What some in the North Carolina Republican Party thought was a ingenious way to rally the Christofascists in the party so as to sweep them to re-election in November is now looking more likely to sweep them out of office, especially Gov. Pat McCrory who appears to be falling further behind in the polls with every passing day. McCrory is trying to play the victim of an over reaching Washington, D.C., but other than rabid Christofascist simpletons, most North Carolina residents do not seem to be suckered into support for McCrory and his party that are now defined by anti-LGBT bigotry. A piece in Politico looks at how the North Carolina GOP seemingly out smarted itself by a mile. Here are excerpts:
Republicans in North Carolina are increasingly worried that the state’s new “bathroom law” blocking protections for the LGBT community will cost the GOP dearly in November’s elections.
They say the reason is simple: The party that took over North Carolina as champions of small government is now seen by moderate voters as the party of the bathroom police.

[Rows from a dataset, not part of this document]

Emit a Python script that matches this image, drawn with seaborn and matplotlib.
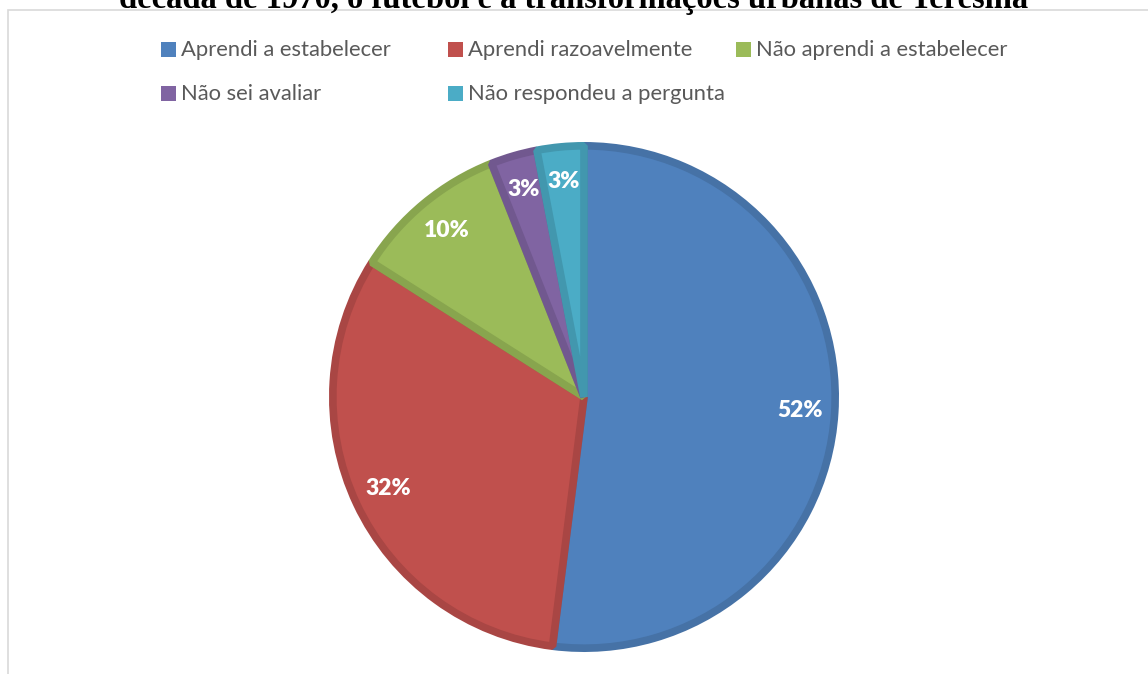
import seaborn as sns
import matplotlib.pyplot as plt
import matplotlib.colors as mcolors
from matplotlib.patches import Rectangle

# data
categories = ['Aprendi a estabelecer', 'Aprendi razoavelmente', 'Não aprendi a estabelecer',
              'Não sei avaliar', 'Não respondeu a pergunta']
percent = [52, 32, 10, 3, 3]
colors = ['#4F81BD', '#C0504D', '#9BBB59', '#8064A2', '#4BACC6']
title = 'década de 1970, o futebol e a transformações urbanas de Teresina'

sns.set_theme(style='white')
plt.rcParams['font.family'] = ['Lato', 'DejaVu Sans']

W, H = 1148, 674
fig = plt.figure(figsize=(W / 100, H / 100), dpi=100)

# chart frame
fig.patches.append(Rectangle((8 / W, -0.1), 1.2, 1 - 10 / H + 0.1, transform=fig.transFigure,
                             fill=False, edgecolor='#D9D9D9', linewidth=1.2))

# title, cut off at the top like the source
fig.text(574 / W, 1 - 8 / H, title, ha='center', va='baseline', fontsize=23.5,
         fontweight='bold', family='Liberation Serif', color='black')

# pie
cx, cy, r = 584, 397, 255
ax = fig.add_axes([(cx - r) / W, (H - cy - r) / H, 2 * r / W, 2 * r / H])
wedges, texts, autotexts = ax.pie(percent, colors=colors, startangle=90, counterclock=False,
                                  autopct='%1.0f%%', pctdistance=0.86, radius=0.985,
                                  wedgeprops=dict(linewidth=5.5),
                                  textprops=dict(color='white', fontsize=16.5, fontweight='heavy'))
for w, c in zip(wedges, colors):
    w.set_edgecolor(mcolors.to_hex([v * 0.88 for v in mcolors.to_rgb(c)]))
    w.set_joinstyle('bevel')
ax.set_xlim(-1, 1)
ax.set_ylim(-1, 1)
ax.set_aspect('equal')

# legend, laid out like the Excel legend
col_x = [161, 448, 736]
row_y = [50, 94]
for i, (lab, c) in enumerate(zip(categories, colors)):
    x = col_x[i % 3]
    y = row_y[i // 3]
    fig.patches.append(Rectangle((x / W, (H - y - 7) / H), 15 / W, 15 / H,
                                 transform=fig.transFigure, facecolor=c, edgecolor='none'))
    fig.text((x + 20) / W, (H - y) / H, lab, ha='left', va='center', fontsize=15.8,
             color='#595959')

fig.savefig('out.png', dpi=100)
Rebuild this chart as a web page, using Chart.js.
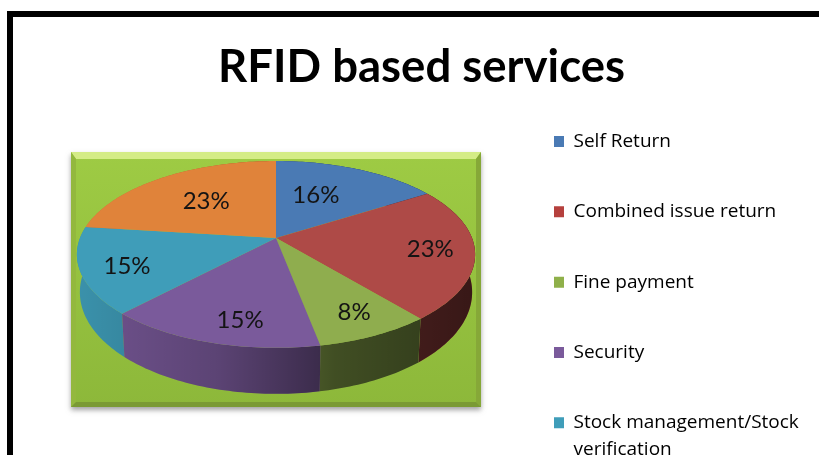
<!DOCTYPE html>
<html>
<head>
<meta charset="utf-8">
<title>RFID based services</title>
<script src="https://cdn.jsdelivr.net/npm/chart.js@4"></script>
<style>
    html, body { margin: 0; padding: 0; background: #fff; width: 819px; height: 455px; overflow: hidden; }
    canvas { display: block; }
</style>
</head>
<body>
<canvas id="myChart" width="819" height="500"></canvas>
<script>
const categories = ["Self Return", "Combined issue return", "Fine payment", "Security", "Stock management/Stock verification", "Other"];
const legendLines = [["Self Return", ""], ["Combined issue return", ""], ["Fine payment", ""], ["Security", ""], ["Stock management/Stock", "verification"]];
const shares = [16, 23, 8, 15, 15, 23];
const sliceColors = ["#4a7ab4", "#ae4a47", "#8fad4e", "#7a5a9b", "#3f9db9", "#e0833a"];
const legendColors = ["#4a7ab4", "#b5403d", "#8fb04a", "#7a5a9b", "#3f9db9", "#e0833a"];

// radius fraction and angle nudge (radians) for each percentage label
const labelRadius = [0.56, 0.78, 0.80, 0.80, 0.78, 0.58];
const labelNudge = [-0.095, 0.0, -0.01, -0.084, -0.05, 0.0];

const panel = { left: 71, top: 152, right: 481, bottom: 407 };
const pie = { cx: 276, cy: 238, rx: 196, ry: 90.5, tilt: 0.176 };

// screen position of a point on the unit circle of the tilted pie
const project = (x, y) => {
    const d = 1 - pie.tilt * y;
    return { x: pie.cx + pie.rx * x / d, y: pie.cy + pie.ry * y / d };
};

// same point on the lower rim, slightly narrower and deeper towards the viewer
const projectRim = (x, y) => {
    const p = project(x, y);
    return { x: pie.cx + (p.x - pie.cx) * 0.985, y: p.y + 36 + 10 * y };
};

const arcPoints = (start, end) => {
    const pts = [];
    const steps = Math.max(2, Math.ceil((end - start) / 0.02));
    for (let i = 0; i <= steps; i++) {
        const a = start + (end - start) * i / steps;
        pts.push([Math.cos(a), Math.sin(a)]);
    }
    return pts;
};

const drawPanel = (ctx) => {
    const { left, top, right, bottom } = panel;
    const bevel = 5;
    ctx.save();
    ctx.shadowColor = "rgba(70,70,70,0.5)";
    ctx.shadowBlur = 5;
    ctx.shadowOffsetY = 3;
    const grad = ctx.createLinearGradient(0, top, 0, bottom);
    grad.addColorStop(0, "#9ecb44");
    grad.addColorStop(1, "#8db83a");
    ctx.fillStyle = grad;
    ctx.fillRect(left, top, right - left, bottom - top);
    ctx.restore();

    const band = (points, color) => {
        ctx.beginPath();
        points.forEach(([x, y], i) => i ? ctx.lineTo(x, y) : ctx.moveTo(x, y));
        ctx.closePath();
        ctx.fillStyle = color;
        ctx.fill();
    };
    band([[left, top], [right, top], [right - bevel, top + 7], [left + bevel, top + 7]], "#d4ec86");
    band([[left, top], [left + bevel, top + 7], [left + bevel, bottom - bevel], [left, bottom]], "#93b83e");
    band([[right, top], [right - bevel, top + 7], [right - bevel, bottom - bevel], [right, bottom]], "#86a838");
    band([[left, bottom], [left + bevel, bottom - bevel], [right - bevel, bottom - bevel], [right, bottom]], "#7a9a34");
};

const tiltedPie = {
    id: "tiltedPie",
    beforeDraw(chart) {
        // black frame running along the top and left of the slide
        const ctx = chart.ctx;
        ctx.save();
        ctx.fillStyle = "#000";
        ctx.fillRect(7, 11, chart.width - 7, 6);
        ctx.fillRect(7, 11, 6, chart.height - 11);
        ctx.restore();
    },
    afterLayout(chart) {
        const legend = chart.legend;
        const w = legend.right - legend.left;
        legend.left = 538;
        legend.right = legend.left + w;
        legend.top = 116;
    },
    beforeDatasetsDraw(chart) {
        const ctx = chart.ctx;
        const arcs = chart.getDatasetMeta(0).data;
        drawPanel(ctx);

        // side wall first, back slices before front ones
        const order = arcs.map((arc, i) => i)
            .sort((a, b) => Math.sin((arcs[a].startAngle + arcs[a].endAngle) / 2) - Math.sin((arcs[b].startAngle + arcs[b].endAngle) / 2));
        const shade = ctx.createLinearGradient(pie.cx - pie.rx, 0, pie.cx + pie.rx, 0);
        shade.addColorStop(0, "rgba(0,0,0,0.08)");
        shade.addColorStop(0.35, "rgba(0,0,0,0.25)");
        shade.addColorStop(0.65, "rgba(0,0,0,0.55)");
        shade.addColorStop(1, "rgba(0,0,0,0.68)");
        order.forEach((i) => {
            const pts = arcPoints(arcs[i].startAngle, arcs[i].endAngle);
            ctx.beginPath();
            pts.forEach(([x, y], k) => {
                const p = project(x, y);
                k ? ctx.lineTo(p.x, p.y) : ctx.moveTo(p.x, p.y);
            });
            pts.slice().reverse().forEach(([x, y]) => {
                const p = projectRim(x, y);
                ctx.lineTo(p.x, p.y);
            });
            ctx.closePath();
            ctx.fillStyle = sliceColors[i];
            ctx.fill();
            ctx.fillStyle = shade;
            ctx.fill();
        });

        // top face of every slice
        arcs.forEach((arc, i) => {
            const c = project(0, 0);
            ctx.beginPath();
            ctx.moveTo(c.x, c.y);
            arcPoints(arc.startAngle, arc.endAngle).forEach(([x, y]) => {
                const p = project(x, y);
                ctx.lineTo(p.x, p.y);
            });
            ctx.closePath();
            ctx.fillStyle = sliceColors[i];
            ctx.fill();
        });

        // percentage labels
        const total = shares.reduce((a, b) => a + b, 0);
        ctx.fillStyle = "#141414";
        ctx.font = "24px Lato";
        ctx.textAlign = "center";
        ctx.textBaseline = "middle";
        arcs.forEach((arc, i) => {
            const mid = (arc.startAngle + arc.endAngle) / 2 + labelNudge[i];
            const p = project(labelRadius[i] * Math.cos(mid), labelRadius[i] * Math.sin(mid));
            ctx.fillText(Math.round(shares[i] / total * 100) + "%", p.x, p.y);
        });
        return false;
    }
};

new Chart(document.getElementById("myChart"), {
    type: "pie",
    data: {
        labels: categories,
        datasets: [{ data: shares, backgroundColor: sliceColors, borderWidth: 0 }]
    },
    plugins: [tiltedPie],
    options: {
        responsive: false,
        animation: false,
        layout: { padding: { left: 24 } },
        plugins: {
            tooltip: { enabled: false },
            title: {
                display: true,
                text: "RFID based services",
                color: "#000",
                font: { family: "Lato", size: 45.5, weight: "bold", lineHeight: 1.2 },
                padding: { top: 40, bottom: 4 }
            },
            legend: {
                position: "right",
                align: "start",
                labels: {
                    color: "#2a2a2a",
                    font: { family: "Open Sans", size: 19, lineHeight: 1.43 },
                    boxWidth: 10,
                    boxHeight: 11,
                    padding: 16,
                    generateLabels: () => legendLines.map((lines, i) => ({
                        text: lines,
                        fillStyle: legendColors[i],
                        strokeStyle: legendColors[i],
                        lineWidth: 0,
                        index: i
                    }))
                }
            }
        }
    }
});
</script>
</body>
</html>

Republican lawmakers and strategists in the state say the GOP is badly losing the public relations battle over House Bill 2, the law banning local nondiscrimination ordinances, which Gov. Pat McCrory signed in March. That trend only worsened Monday, when U.S. Attorney General Loretta Lynch called the law “state-sponsored discrimination” and compared it to Jim Crow-era laws while announcing new legal action.
The GOP argument that the law is about public safety has been overrun by a coalition including some of America’s biggest businesses, which says HB2 discriminates against transgender people by, among other things, forcing them to use bathrooms that may not correspond to their gender identities — and the law has come to define the Republican Party in North Carolina.
“The reality is that HB2 hurts,” said state Rep. Charles Jeter, the GOP lawmaker responsible for maintaining his party’s majority in the state legislature. “It doesn’t matter that I’m opposed to it or that I’ve called for its repeal … because the mailer to voters [in my race] is going to say that I was a part of the Republican majority that passed the most discriminatory bill in the state. HB2 is going to have reverberations for our party no matter what we do, in November and probably beyond that.”
[T]he strategist said. “Republicans could lose their veto-proof majority in one or both [legislative] chambers, with a cloud of uncertainty surrounding the governor’s race.”
McCrory has staunchly defended the law, especially after the Department of Justice told the state last week that it was in violation of the Civil Rights Act and Title IX, jeopardizing billions of dollars in federal funding.
“Had [McCrory] been a strong leader, he still could’ve fixed this,” Cooper said. “He could’ve vetoed the legislation and said it was too broad and it would hurt our economy, like Gov. Nathan Deal did in Georgia, but he chose not to.”
The Democratic Governors Association started airing TV ads last month targeting McCrory and Republicans for “taking North Carolina backwards,” highlighting economic fallout as companies like PayPal have backtracked on planned expansion in North Carolina since McCrory signed the law.
[O]ther North Carolina Republicans have been eager to keep the conversation on HB2 going because it is popular in rural areas of the state, which have become GOP bastions as the Democratic Party has shifted into the growing cities and melting-pot suburbs.
“When I saw [HB2], I could not believe they were going to pass that legislation,” Cooper said. “I spoke out immediately and said discrimination was wrong, period. We should not write discrimination into our law and it was going to hurt our economy, but they passed it anyway and the governor signed it that night, and that has come true.”
Perhaps the most amazing thing about HB2 is that it is a self-inflicted wound for the North Carolina GOP. Its sole purpose was to pander to Christofascists - a group that more and more Americans are rightly being seen as motivated solely by hate and bigotry - with no thought of the likely repercussions. I continue to believe that North Carolina needs to be crucified if you will so that no other state will ever opt to embrace anti-LGBT bigotry again.